Eu já sabia —de uma experiência anterior em San Francisco (EUA)— que os "cursos de inglês para estrangeiros" não são muito eficazes. O maior problema acontece por causa de uma prerrogativa do próprio curso: não é simples manter alunos de diferentes nacionalidades falando inglês.

Digamos que (caso raríssimo) um aluno espanhol resista a falar com outro no seu idioma e comece a praticar o inglês com um japonês: é quase certo que os dois desenvolverão uma terceira linguagem, na qual os erros permanecerão cristalizados.

A menos que o aluno opte por ter aulas particulares (cerca de US$ 70 a hora, em torno de R$ 210), a tendência é formarem-se nas salas de aula grupos de árabes, espanhóis ou japoneses que falam a própria língua e voltam para casa depois de um banho muito mal tomado de cultura.

Tentei me proteger com um plano próprio: escolhi uma cidade pequena (Bournemouth, a duas horas de trem de Londres) e um curso que tivesse o menor número de alunos por sala e só convivi com nativos (morei o tempo inteiro com ingleses). Um projeto ambicioso, se levarmos em conta que estou com 40 anos, moro sozinho e não preciso pedir a ninguém quando quero falar ao telefone ou abrir a geladeira.

Logo de saída percebi que nem tudo aconteceria como o planejado —mas os grupos de adolescentes estavam lá, divididos por nacionalidades, falando o seu próprio idioma, fumando e matando aula.

Prevendo isso, tinha pago apenas um mês de escola (US$ 1.200, ou R$ 3.600). Estava matriculado também em um curso semanal de "feature writing" (jornalismo de comportamento), na City University, de Londres. Achei que poderia aprender mais a língua em um curso relacionado com minha profissão.

Estava certo. Como era o único jornalista (e estrangeiro) na sala, deu-se uma espécie de troca. Eles queriam conversar sobre a minha experiência em jornal, e eu queria praticar o inglês. Evoluí muito mais em oito aulas de duas horas e meia do que no intensivão de quatro semanas.

A essa altura, procurava administrar a minha relação na casa onde estava hospedado. Não vou dizer que "o inglês é um povo difícil" porque soa até ingênuo: qualquer povo é difícil quando tem estranhos em casa.

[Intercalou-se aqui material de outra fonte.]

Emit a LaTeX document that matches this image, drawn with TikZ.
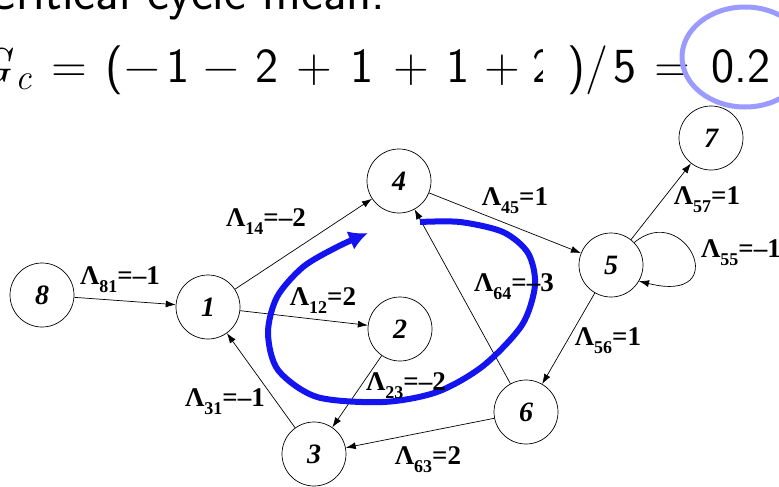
\documentclass[tikz,border=0pt]{standalone}
\usepackage{fontspec}
\newfontfamily\tms{Liberation Serif}
\usetikzlibrary{arrows.meta}
\definecolor{cycblue}{RGB}{20,20,240}
\definecolor{ringblue}{RGB}{155,155,255}
\newcommand\Lam[2]{Λ\raisebox{-0.3em}{\fontsize{18}{18}\selectfont #1}=#2}
\tikzset{
  eqtxt/.style={font=\fontsize{49}{49}\selectfont\sffamily, anchor=base, inner sep=0},
  vert/.style={circle, draw, line width=0.7pt, minimum size=64pt, inner sep=0,
               font=\fontsize{28}{28}\selectfont\tms\bfseries\itshape},
  edge/.style={draw, line width=0.7pt, -{Latex[length=10pt,width=7pt]}},
  lab/.style={font=\fontsize{27}{27}\selectfont\tms\bfseries, inner sep=0},
  cyc/.style={draw=cycblue, line width=6pt, -{Latex[length=19pt,width=20pt]}},
}
\begin{document}
\begin{tikzpicture}[x=1pt,y=-1pt]
\useasboundingbox (0,0) rectangle (779,487);
\clip (0,0) rectangle (779,487);
% slide text
\node[anchor=base west, font=\fontsize{52}{52}\selectfont\sffamily, inner sep=0] (title) at (-15,10) {Critical cycle mean:};
\node[anchor=base east, font=\fontsize{49}{49}\selectfont\itshape, inner sep=0] (eqG) at (12,82) {G};
\node[anchor=base, font=\fontsize{36}{36}\selectfont\itshape, inner sep=0] (eqc) at (24,89) {c};
\node[eqtxt] (e1) at (69,82) {=};
\node[eqtxt] (e2) at (114,82) {(};
\node[eqtxt] (e3) at (142,82) {−};
\node[eqtxt] (e4) at (178,82) {1};
\node[eqtxt] (e5) at (221,82) {−};
\node[eqtxt] (e6) at (267,82) {2};
\node[eqtxt] (e7) at (314,82) {+};
\node[eqtxt] (e8) at (362,82) {1};
\node[eqtxt] (e9) at (411,82) {+};
\node[eqtxt] (e10) at (458,82) {1};
\node[eqtxt] (e11) at (502,82) {+};
\node[eqtxt] (e12) at (544,82) {2};
\fill[white] (543,40) rectangle (561,95);
\node[eqtxt] (e13) at (576,82) {)};
\node[eqtxt] (e14) at (597,82) {/};
\node[eqtxt] (e15) at (625,82) {5};
\node[eqtxt] (e16) at (672,82) {=};
\node[eqtxt, anchor=base west] (e17) at (711,82) {0.2};
\draw[ringblue, line width=5pt] (745,57) ellipse [x radius=63, y radius=50];
% vertices
\node[vert] (n8) at (42,295) {8};
\node[vert] (n1) at (208,307) {1};
\node[vert] (n4) at (399,181) {4};
\node[vert] (n2) at (400,329) {2};
\node[vert] (n3) at (314,454) {3};
\node[vert] (n6) at (526,412) {6};
\node[vert] (n5) at (611,265) {5};
\node[vert] (n7) at (711,138) {7};
% edges
\draw[edge] (n8) -- (n1);
\draw[edge] (n1) -- (n4);
\draw[edge] (n1) -- (n2);
\draw[edge] (n2) -- (n3);
\draw[edge] (n3) -- (n1);
\draw[edge] (n6) -- (n3);
\draw[edge] (n6) -- (n4);
\draw[edge] (n4) -- (n5);
\draw[edge] (n5) -- (n7);
\draw[edge] (n5) -- (n6);
\draw[edge] (n5.44) .. controls (685,200) and (735,305) .. (n5.-30);
% critical cycle
\draw[cyc] plot[smooth] coordinates {(420,222) (460,222) (503,232) (528,253) (535,285) (522,325) (483,366) (437,392) (383,402) (317,397) (278,370) (268,333) (277,297) (303,267) (337,247) (368,233)};
% labels
\node[lab] (l81) at (120,280) {\Lam{81}{–1}};
\node[lab] (l14) at (266,222) {\Lam{14}{–2}};
\node[lab] (l12) at (323,301) {\Lam{12}{2}};
\node[lab] (l23) at (406,386) {\Lam{23}{–2}};
\node[lab] (l31) at (225,402) {\Lam{31}{–1}};
\node[lab] (l63) at (428,460) {\Lam{63}{2}};
\node[lab] (l64) at (514,287) {\Lam{64}{–3}};
\node[lab] (l45) at (515,201) {\Lam{45}{1}};
\node[lab] (l57) at (707,200) {\Lam{57}{1}};
\node[lab] (l55) at (741,253) {\Lam{55}{–1}};
\node[lab] (l56) at (608,341) {\Lam{56}{1}};
\end{tikzpicture}
\end{document}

"Aqui a gente parece viver no pós-guerra. Eles economizam até papel higiênico", disse Bruno, 17, um carioca há quatro meses na Inglaterra. Gripado por causa do mau tempo, Bruno contou que a dona da casa chamou sua atenção porque ele usava muito papel higiênico para assoar o nariz.

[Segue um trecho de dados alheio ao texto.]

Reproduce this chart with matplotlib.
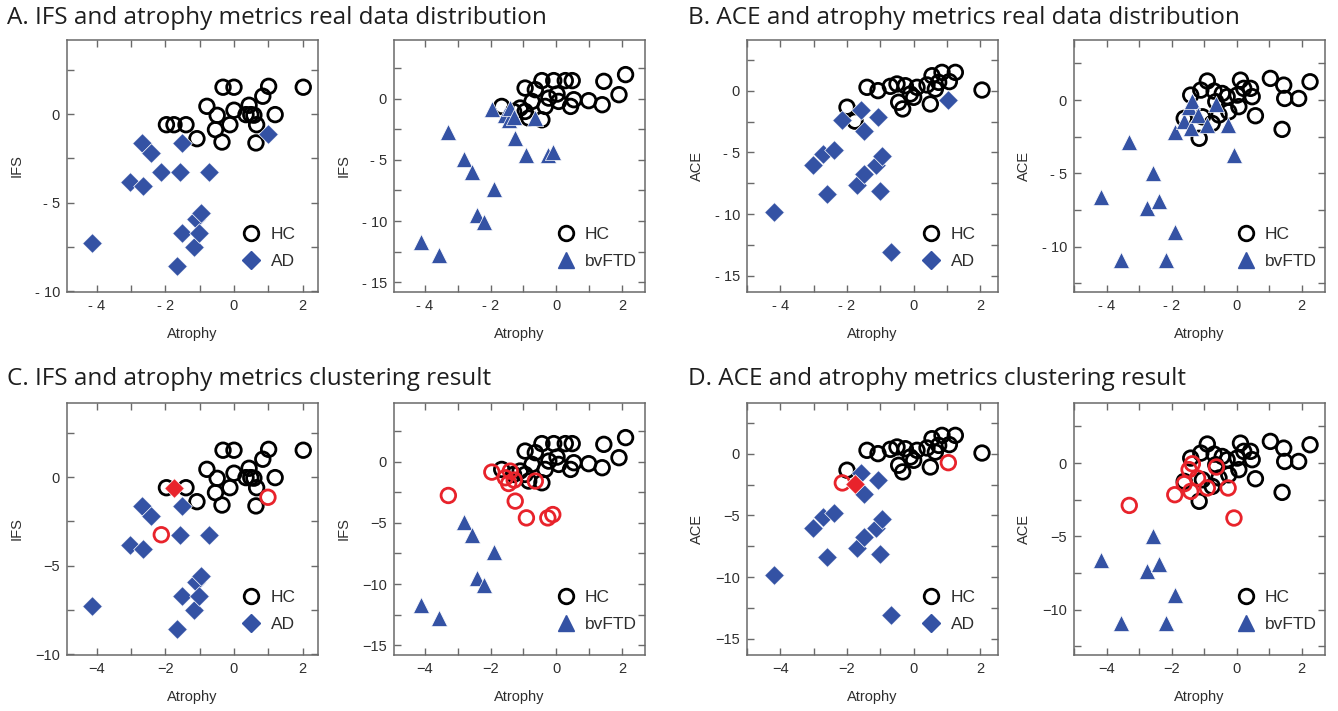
import numpy as np
import matplotlib
matplotlib.use('Agg')
import matplotlib.pyplot as plt
from matplotlib.ticker import FuncFormatter, MultipleLocator
from matplotlib.lines import Line2D

# ---- IFS vs atrophy, HC / AD ----
hc_ifs_ad_atr = [-1.97, -1.75, -1.40, -1.08, -0.79, -0.49, -0.54, -0.35, -0.32, 0.00, 0.00,
                 -0.12, 0.35, 0.44, 0.49, 0.58, 0.66, 0.64, 0.84, 1.01, 1.20, 2.02]
hc_ifs_ad_val = [-0.59, -0.59, -0.59, -1.38, 0.45, -0.06, -0.87, -1.57, 1.53, 1.53, 0.23,
                 -0.59, -0.02, 0.51, -0.02, -0.05, -0.59, -1.62, 1.02, 1.58, -0.02, 1.53]
ad_ifs_atr = [-4.14, -3.03, -2.68, -2.64, -2.41, -2.12, -1.67, -1.58, -1.53, -1.53,
              -1.18, -1.10, -1.03, -0.96, -0.72, 0.99]
ad_ifs_val = [-7.26, -3.81, -1.64, -4.06, -2.21, -3.25, -8.58, -3.25, -1.64, -6.70,
              -7.53, -5.92, -6.70, -5.60, -3.25, -1.13]
hc_ifs_ad_wrong = [1]
ad_ifs_wrong = [5, 15]

# ---- IFS vs atrophy, HC / bvFTD ----
hc_ifs_ftd_atr = [2.10, 1.44, 1.90, 1.39, 0.98, 0.53, 0.48, 0.27, -0.08, -0.44, -0.95, -0.64,
                  0.02, -0.23, 0.07, 0.43, -0.34, -0.74, -1.10, -1.66, -0.44, -0.84, -0.95, -1.30]
hc_ifs_ftd_val = [1.97, 1.42, 0.33, -0.49, -0.16, -0.08, 1.48, 1.48, 1.48, 1.48, 0.87, 0.74,
                  0.38, 0.05, -0.22, -0.63, -0.63, -0.22, -0.76, -0.63, -1.72, -1.58, -1.04, -1.04]
ftd_ifs_atr = [-4.11, -3.55, -3.28, -2.79, -2.57, -2.42, -2.19, -1.96, -1.89, -1.55,
               -1.45, -1.40, -1.28, -1.25, -0.91, -0.64, -0.26, -0.11]
ftd_ifs_val = [-11.69, -12.79, -2.76, -4.95, -5.96, -9.51, -10.05, -0.85, -7.40, -1.31,
               -1.78, -0.77, -1.50, -3.22, -4.59, -1.58, -4.59, -4.32]
hc_ifs_ftd_wrong = []
ftd_ifs_wrong = [2, 7, 9, 10, 11, 12, 13, 14, 15, 16, 17]

# ---- ACE vs atrophy, HC / AD ----
hc_ace_ad_atr = [-2.00, -1.76, -1.40, -1.07, -0.70, -0.50, -0.25, -0.45, -0.33, -0.10, 0.00,
                 0.10, 0.40, 0.50, 0.55, 0.65, 0.85, 1.07, 1.25, 0.75, 2.05]
hc_ace_ad_val = [-1.34, -2.47, 0.27, 0.00, 0.35, 0.54, 0.40, -0.94, -1.48, -0.27, -0.54,
                 0.27, 0.46, -1.08, 1.21, 0.13, 1.48, 0.73, 1.48, 0.67, 0.05]
ad_ace_atr = [-4.18, -3.03, -2.72, -2.59, -2.39, -2.14, -1.69, -1.59, -1.49, -1.49,
              -1.14, -1.06, -1.02, -0.95, -0.67, 1.04]
ad_ace_val = [-9.81, -6.05, -5.11, -8.33, -4.84, -2.37, -7.66, -1.53, -6.72, -3.23,
              -6.05, -2.10, -8.15, -5.32, -13.04, -0.73]
hc_ace_ad_wrong = [1]
ad_ace_wrong = [5, 15]

# ---- ACE vs atrophy, HC / bvFTD ----
hc_ace_ftd_atr = [-0.90, 0.12, 1.04, 1.45, 2.26, 1.48, 1.91, 1.40, 0.58, 0.48, 0.43, 0.22, 0.07,
                  0.02, -0.29, -0.44, -0.24, -0.69, -1.10, -1.41, -0.64, -0.54, -0.75, -1.15,
                  -1.61, -1.05]
hc_ace_ftd_val = [1.30, 1.36, 1.48, 1.02, 1.25, 0.11, 0.11, -2.00, -1.07, 0.23, 0.80, 0.80, -0.45,
                  0.34, 0.23, 0.45, -0.80, 0.61, 0.68, 0.34, -0.11, -1.02, -1.59, -2.61,
                  -1.25, -1.14]
ftd_ace_atr = [-4.16, -3.55, -3.30, -2.76, -2.58, -2.40, -2.17, -1.89, -1.90, -1.61,
               -1.46, -1.36, -1.41, -1.20, -0.90, -0.62, -0.26, -0.08]
ftd_ace_val = [-6.59, -10.91, -2.89, -7.34, -5.00, -6.89, -10.91, -8.98, -2.16, -1.41,
               -0.45, -0.05, -1.93, -1.02, -1.70, -0.27, -1.70, -3.75]
hc_ace_ftd_wrong = []
ftd_ace_wrong = [2, 8, 9, 10, 11, 12, 13, 14, 15, 16, 17]

titles = ['A. IFS and atrophy metrics real data distribution',
          'B. ACE and atrophy metrics real data distribution',
          'C. IFS and atrophy metrics clustering result',
          'D. ACE and atrophy metrics clustering result']

BLUE = '#3452a4'
RED = '#e8232b'
FRAME = '#6a6a6a'
TXT = '#2e2e2e'

plt.rcParams['font.family'] = ['Liberation Sans', 'DejaVu Sans']

fig = plt.figure(figsize=(13.38, 7.11), dpi=100)

W = 1338.0
H = 711.0
lefts = [67, 394, 747, 1074]
tops = [40, 403]
pw, ph = 251, 252

panels = [
    (hc_ifs_ad_atr, hc_ifs_ad_val, ad_ifs_atr, ad_ifs_val, hc_ifs_ad_wrong, ad_ifs_wrong,
     'D', 'AD', 'IFS', (-4.87, 2.45), (-10.05, 4.2), [-10, -5, 0]),
    (hc_ifs_ftd_atr, hc_ifs_ftd_val, ftd_ifs_atr, ftd_ifs_val, hc_ifs_ftd_wrong, ftd_ifs_wrong,
     '^', 'bvFTD', 'IFS', (-4.93, 2.69), (-15.8, 4.8), [-15, -10, -5, 0]),
    (hc_ace_ad_atr, hc_ace_ad_val, ad_ace_atr, ad_ace_val, hc_ace_ad_wrong, ad_ace_wrong,
     'D', 'AD', 'ACE', (-5.0, 2.53), (-16.3, 4.1), [-15, -10, -5, 0]),
    (hc_ace_ftd_atr, hc_ace_ftd_val, ftd_ace_atr, ftd_ace_val, hc_ace_ftd_wrong, ftd_ace_wrong,
     '^', 'bvFTD', 'ACE', (-5.0, 2.72), (-13.1, 4.1), [-10, -5, 0]),
]


def hyph(v, pos):
    if v < 0:
        return '- %g' % abs(v)
    return '%g' % v


def style_axes(ax, xl, yl, yticks, ylab, top_row):
    ax.set_xlim(xl)
    ax.set_ylim(yl)
    ax.set_xticks([-4, -2, 0, 2])
    ax.set_yticks(yticks)
    ax.xaxis.set_minor_locator(MultipleLocator(1))
    ax.yaxis.set_minor_locator(MultipleLocator(2.5))
    ax.tick_params(which='both', direction='in', top=True, right=True, length=5,
                   width=1, color=FRAME, labelsize=10.5, labelcolor=TXT, pad=5)
    for s in ax.spines.values():
        s.set_color(FRAME)
        s.set_linewidth(1.1)
    if top_row:
        ax.xaxis.set_major_formatter(FuncFormatter(hyph))
        ax.yaxis.set_major_formatter(FuncFormatter(hyph))
    ax.set_xlabel('Atrophy', fontsize=10.5, color=TXT, labelpad=10)
    ax.set_ylabel(ylab, fontsize=10.5, color=TXT, labelpad=8)


for row in range(2):
    for col in range(4):
        (hx, hy, px, py, hw, pwr, mk, lab, ylab, xl, yl, yt) = panels[col]
        ax = fig.add_axes([lefts[col] / W, 1 - (tops[row] + ph) / H, pw / W, ph / H])
        hx = np.array(hx); hy = np.array(hy)
        px = np.array(px); py = np.array(py)
        msz = 135 if mk == '^' else 100
        if row == 0:
            ax.scatter(hx, hy, s=110, facecolors='none', edgecolors='black', linewidths=2.0, zorder=3)
            ax.scatter(px, py, s=msz, marker=mk, color=BLUE, edgecolors='white', linewidths=0.5, zorder=4)
        else:
            hmask = np.zeros(len(hx), bool); hmask[hw] = True
            pmask = np.zeros(len(px), bool); pmask[pwr] = True
            ax.scatter(hx[~hmask], hy[~hmask], s=110, facecolors='none', edgecolors='black',
                       linewidths=2.0, zorder=3)
            ax.scatter(px[pmask], py[pmask], s=110, facecolors='none', edgecolors=RED,
                       linewidths=2.0, zorder=3)
            ax.scatter(px[~pmask], py[~pmask], s=msz, marker=mk, color=BLUE, edgecolors='white',
                       linewidths=0.5, zorder=4)
            ax.scatter(hx[hmask], hy[hmask], s=msz, marker=mk, color=RED, edgecolors='white',
                       linewidths=0.5, zorder=4)
        style_axes(ax, xl, yl, yt, ylab, row == 0)
        handles = [Line2D([], [], ls='none', marker='o', ms=10.5, mfc='none', mec='black', mew=2.0),
                   Line2D([], [], ls='none', marker=mk, ms=9.5 if mk == 'D' else 11, color=BLUE)]
        lx = 0.70 if mk == 'D' else 0.65
        ax.legend(handles, ['HC', lab], loc='lower left', bbox_to_anchor=(lx, 0.09),
                  frameon=False, fontsize=12.5, handlelength=1.0, handletextpad=0.6,
                  labelspacing=0.7, borderpad=0, borderaxespad=0, labelcolor=TXT)

title_font = ['Open Sans', 'DejaVu Sans']
tsize = 17.5
fig.text(7 / W, 1 - 18 / H, titles[0], fontsize=tsize, family=title_font, va='center', color='#1e1e1e')
fig.text(688 / W, 1 - 18 / H, titles[1], fontsize=tsize, family=title_font, va='center', color='#1e1e1e')
fig.text(7 / W, 1 - 379 / H, titles[2], fontsize=tsize, family=title_font, va='center', color='#1e1e1e')
fig.text(688 / W, 1 - 379 / H, titles[3], fontsize=tsize, family=title_font, va='center', color='#1e1e1e')

fig.savefig('out.png', dpi=100)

Na "minha" casa, a história começou a azedar quando quiseram me cobrar £ 100 (quase R$ 500) por uma chave perdida e trancaram o quarto do computador.

Pagava caro —£ 150 por semana, ou cerca de R$ 3.000 por mês— para levar uma vida de restrições. O computador era meu único instrumento de contato com meus amigos (só escrevia cartas em inglês). O telefone mais próximo ficava a cerca de três quilômetros.
Muito dos bons resultados a que cheguei têm a ver com o rigor da rotina que me impus. A overdose de inglês incluía caminhadas depois do "fish and chips", ouvindo os programas culturais da BBC 4; na volta, mais conversação com os "hosts" e, no fim da noite, sintonizava documentários, entrevistas e seriados na TV.

Quando havia convidados para o jantar, sempre os "entrevistava" (por sorte, sou o que eles chamam de "outgoing"). Mesmo convivendo com gente "moody" (de humor instável), passei por cima das piadinhas de "double meaning" sobre estrangeiros, em nome da conversação.

No final, melhorei bem a fluência, mas ainda não entendia o sotaque "cockney" dos integrantes do "Big Brother" de lá. "Eles falam errado. Importante é entender o inglês correto", me dizem.

O importante é entender todos os ingleses, I suppose.